- **Given problem**: Up to and including the line with "plt.rcParams['font.family'] = ['Liberation", write out the listing from its first line, minus the pictures.

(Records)

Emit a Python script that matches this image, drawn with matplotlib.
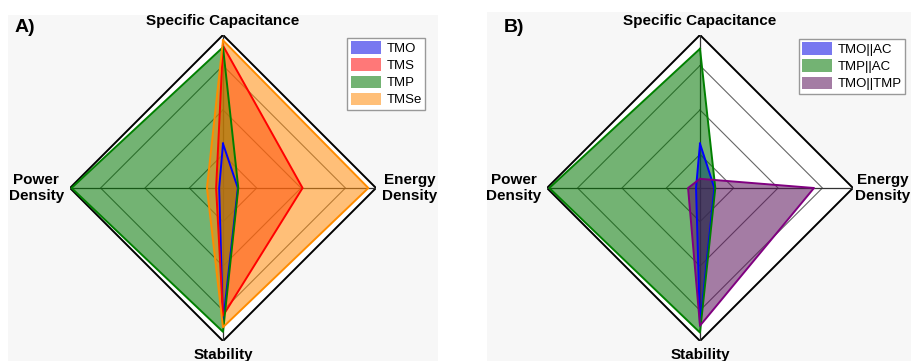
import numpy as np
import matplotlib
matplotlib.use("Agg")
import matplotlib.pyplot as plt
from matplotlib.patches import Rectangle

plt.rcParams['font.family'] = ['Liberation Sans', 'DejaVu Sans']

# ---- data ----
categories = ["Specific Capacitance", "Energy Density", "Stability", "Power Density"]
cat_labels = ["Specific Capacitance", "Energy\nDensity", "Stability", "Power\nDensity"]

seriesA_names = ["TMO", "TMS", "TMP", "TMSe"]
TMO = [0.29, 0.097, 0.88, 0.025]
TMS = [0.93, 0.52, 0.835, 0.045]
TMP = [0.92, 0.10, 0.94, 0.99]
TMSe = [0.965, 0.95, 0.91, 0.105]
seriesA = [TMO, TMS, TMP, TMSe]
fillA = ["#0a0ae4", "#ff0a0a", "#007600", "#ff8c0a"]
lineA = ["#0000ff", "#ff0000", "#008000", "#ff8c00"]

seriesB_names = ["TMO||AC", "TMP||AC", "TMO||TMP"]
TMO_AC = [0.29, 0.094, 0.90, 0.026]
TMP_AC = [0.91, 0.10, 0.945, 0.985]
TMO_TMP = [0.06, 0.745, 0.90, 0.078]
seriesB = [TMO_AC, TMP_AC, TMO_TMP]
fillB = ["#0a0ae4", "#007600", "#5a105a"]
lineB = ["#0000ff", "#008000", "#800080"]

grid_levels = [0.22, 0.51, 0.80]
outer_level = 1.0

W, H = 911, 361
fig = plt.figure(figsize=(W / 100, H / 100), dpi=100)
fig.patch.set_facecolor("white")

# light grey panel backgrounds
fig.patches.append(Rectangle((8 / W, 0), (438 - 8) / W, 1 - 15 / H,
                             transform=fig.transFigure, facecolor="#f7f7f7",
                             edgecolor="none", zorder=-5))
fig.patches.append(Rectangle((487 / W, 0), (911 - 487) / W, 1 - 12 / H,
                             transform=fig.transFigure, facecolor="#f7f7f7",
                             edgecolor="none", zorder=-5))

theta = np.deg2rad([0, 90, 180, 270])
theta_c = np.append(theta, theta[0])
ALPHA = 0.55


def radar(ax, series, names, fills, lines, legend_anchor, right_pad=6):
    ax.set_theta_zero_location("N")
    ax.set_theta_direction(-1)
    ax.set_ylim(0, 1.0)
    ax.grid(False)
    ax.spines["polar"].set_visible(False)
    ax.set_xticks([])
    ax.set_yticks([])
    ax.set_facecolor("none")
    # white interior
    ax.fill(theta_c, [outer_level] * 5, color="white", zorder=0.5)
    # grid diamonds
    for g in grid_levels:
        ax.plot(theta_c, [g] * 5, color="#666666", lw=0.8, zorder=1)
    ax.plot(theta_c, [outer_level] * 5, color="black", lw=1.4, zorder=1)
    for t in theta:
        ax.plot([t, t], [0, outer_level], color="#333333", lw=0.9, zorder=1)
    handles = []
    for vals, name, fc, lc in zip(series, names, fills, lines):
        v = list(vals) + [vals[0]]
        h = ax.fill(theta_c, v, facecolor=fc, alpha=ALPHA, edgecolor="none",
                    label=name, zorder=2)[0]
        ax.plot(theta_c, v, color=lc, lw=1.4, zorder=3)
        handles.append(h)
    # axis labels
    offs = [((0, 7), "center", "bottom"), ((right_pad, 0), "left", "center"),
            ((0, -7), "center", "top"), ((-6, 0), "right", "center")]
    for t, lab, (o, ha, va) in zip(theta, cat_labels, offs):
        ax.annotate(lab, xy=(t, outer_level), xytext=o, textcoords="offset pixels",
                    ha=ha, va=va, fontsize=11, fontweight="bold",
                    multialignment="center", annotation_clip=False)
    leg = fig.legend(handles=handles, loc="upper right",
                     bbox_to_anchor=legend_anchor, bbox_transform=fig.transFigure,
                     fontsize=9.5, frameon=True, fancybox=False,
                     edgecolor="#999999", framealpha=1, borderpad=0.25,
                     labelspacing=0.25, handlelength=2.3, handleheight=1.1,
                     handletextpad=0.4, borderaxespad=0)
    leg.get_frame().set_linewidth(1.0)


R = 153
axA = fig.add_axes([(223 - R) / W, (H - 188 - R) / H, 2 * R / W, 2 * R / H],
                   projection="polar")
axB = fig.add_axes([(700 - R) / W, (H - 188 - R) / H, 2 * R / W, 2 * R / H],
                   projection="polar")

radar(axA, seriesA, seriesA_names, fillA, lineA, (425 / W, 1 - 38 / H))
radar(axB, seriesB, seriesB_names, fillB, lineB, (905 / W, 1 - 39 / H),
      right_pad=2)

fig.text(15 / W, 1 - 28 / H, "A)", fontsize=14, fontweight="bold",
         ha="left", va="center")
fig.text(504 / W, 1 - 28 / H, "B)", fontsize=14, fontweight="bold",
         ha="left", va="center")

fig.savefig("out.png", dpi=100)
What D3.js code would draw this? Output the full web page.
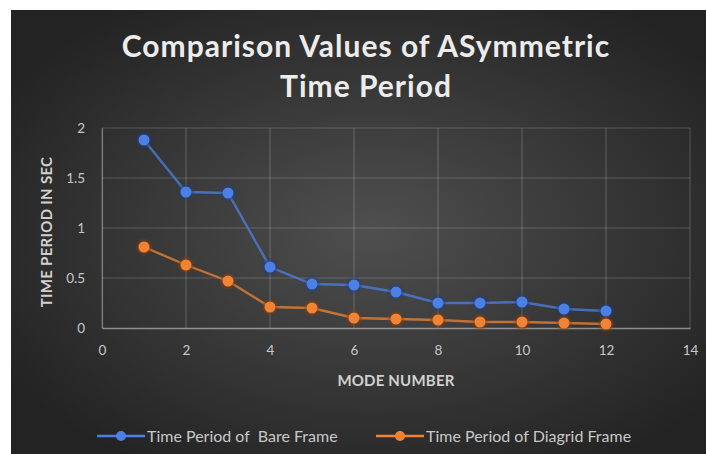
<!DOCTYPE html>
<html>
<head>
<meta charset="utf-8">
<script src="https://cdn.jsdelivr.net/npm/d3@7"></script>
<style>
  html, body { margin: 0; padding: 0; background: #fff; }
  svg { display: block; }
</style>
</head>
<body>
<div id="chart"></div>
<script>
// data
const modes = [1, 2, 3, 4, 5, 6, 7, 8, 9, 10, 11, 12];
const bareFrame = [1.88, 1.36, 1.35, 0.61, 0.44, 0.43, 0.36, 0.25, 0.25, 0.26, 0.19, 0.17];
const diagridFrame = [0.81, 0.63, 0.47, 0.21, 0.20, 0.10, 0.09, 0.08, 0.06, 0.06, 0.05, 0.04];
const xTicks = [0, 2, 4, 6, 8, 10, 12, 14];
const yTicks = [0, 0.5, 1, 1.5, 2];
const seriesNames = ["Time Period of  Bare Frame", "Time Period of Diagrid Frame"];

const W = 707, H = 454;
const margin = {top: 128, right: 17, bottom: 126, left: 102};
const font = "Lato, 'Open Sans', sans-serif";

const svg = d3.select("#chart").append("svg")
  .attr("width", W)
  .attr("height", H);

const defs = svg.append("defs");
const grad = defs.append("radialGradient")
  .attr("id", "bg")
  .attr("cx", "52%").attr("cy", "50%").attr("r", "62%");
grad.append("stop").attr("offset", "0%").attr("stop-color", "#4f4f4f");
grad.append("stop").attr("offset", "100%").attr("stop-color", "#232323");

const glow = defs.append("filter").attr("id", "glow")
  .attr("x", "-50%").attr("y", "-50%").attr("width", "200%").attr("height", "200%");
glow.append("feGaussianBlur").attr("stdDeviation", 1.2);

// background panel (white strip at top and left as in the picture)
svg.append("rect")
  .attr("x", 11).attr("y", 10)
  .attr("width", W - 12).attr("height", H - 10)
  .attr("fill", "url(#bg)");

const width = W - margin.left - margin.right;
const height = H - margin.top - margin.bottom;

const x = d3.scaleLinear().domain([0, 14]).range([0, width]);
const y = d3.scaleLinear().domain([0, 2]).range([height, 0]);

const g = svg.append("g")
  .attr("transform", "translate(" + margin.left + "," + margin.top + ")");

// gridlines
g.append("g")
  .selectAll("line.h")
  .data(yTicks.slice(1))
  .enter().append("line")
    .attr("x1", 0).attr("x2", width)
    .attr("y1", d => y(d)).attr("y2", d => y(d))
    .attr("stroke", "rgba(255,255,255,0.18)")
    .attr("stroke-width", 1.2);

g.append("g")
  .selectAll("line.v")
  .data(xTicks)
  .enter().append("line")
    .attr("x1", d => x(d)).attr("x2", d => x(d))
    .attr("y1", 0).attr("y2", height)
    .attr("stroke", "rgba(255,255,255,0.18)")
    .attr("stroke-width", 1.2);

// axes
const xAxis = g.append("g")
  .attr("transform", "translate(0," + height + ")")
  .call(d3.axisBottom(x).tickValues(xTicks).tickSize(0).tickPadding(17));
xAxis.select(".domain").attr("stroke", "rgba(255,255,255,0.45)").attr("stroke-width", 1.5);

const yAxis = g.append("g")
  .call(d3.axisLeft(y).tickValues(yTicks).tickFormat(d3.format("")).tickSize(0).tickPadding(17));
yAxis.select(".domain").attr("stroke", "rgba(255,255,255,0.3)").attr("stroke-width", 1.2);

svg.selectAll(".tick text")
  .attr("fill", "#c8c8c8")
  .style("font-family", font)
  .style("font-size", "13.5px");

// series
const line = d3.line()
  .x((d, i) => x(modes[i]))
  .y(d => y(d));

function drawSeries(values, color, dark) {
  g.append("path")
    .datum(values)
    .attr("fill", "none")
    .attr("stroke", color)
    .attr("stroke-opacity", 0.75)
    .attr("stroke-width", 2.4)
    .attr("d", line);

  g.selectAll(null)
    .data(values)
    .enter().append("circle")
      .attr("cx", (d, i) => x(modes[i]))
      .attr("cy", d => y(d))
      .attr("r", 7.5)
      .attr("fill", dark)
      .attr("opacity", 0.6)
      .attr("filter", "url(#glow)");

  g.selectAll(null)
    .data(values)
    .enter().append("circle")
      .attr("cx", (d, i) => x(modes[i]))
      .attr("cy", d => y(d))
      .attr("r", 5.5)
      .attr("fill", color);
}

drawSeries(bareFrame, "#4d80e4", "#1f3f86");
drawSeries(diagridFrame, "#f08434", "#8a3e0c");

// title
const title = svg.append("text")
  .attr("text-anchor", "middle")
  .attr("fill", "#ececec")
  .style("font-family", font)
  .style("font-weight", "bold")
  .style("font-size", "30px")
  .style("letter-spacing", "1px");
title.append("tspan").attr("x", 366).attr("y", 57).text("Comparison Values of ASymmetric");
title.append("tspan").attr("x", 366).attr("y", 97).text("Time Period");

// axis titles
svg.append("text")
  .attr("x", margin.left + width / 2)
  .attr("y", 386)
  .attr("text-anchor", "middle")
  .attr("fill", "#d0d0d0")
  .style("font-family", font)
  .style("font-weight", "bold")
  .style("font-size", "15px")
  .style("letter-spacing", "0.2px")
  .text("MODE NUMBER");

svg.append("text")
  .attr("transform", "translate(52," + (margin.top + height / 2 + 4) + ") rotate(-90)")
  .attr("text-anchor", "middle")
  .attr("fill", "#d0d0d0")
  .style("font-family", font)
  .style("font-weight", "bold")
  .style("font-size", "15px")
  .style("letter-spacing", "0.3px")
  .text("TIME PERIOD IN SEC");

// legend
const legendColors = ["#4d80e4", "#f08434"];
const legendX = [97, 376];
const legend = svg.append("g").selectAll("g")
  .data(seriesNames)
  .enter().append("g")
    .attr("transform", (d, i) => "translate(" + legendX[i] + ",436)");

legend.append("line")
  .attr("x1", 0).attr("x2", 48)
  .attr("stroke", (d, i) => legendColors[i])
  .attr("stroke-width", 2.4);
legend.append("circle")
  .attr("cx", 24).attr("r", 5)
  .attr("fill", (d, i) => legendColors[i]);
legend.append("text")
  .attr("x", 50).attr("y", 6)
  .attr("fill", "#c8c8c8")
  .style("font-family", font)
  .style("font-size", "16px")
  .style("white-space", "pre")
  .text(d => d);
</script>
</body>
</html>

- **Answer to this problem**:
Emit a Python script that matches this image, drawn with matplotlib.
import numpy as np
import matplotlib
matplotlib.use("Agg")
import matplotlib.pyplot as plt
from matplotlib.patches import Rectangle

plt.rcParams['font.family'] = ['Liberation Sans', 'DejaVu Sans']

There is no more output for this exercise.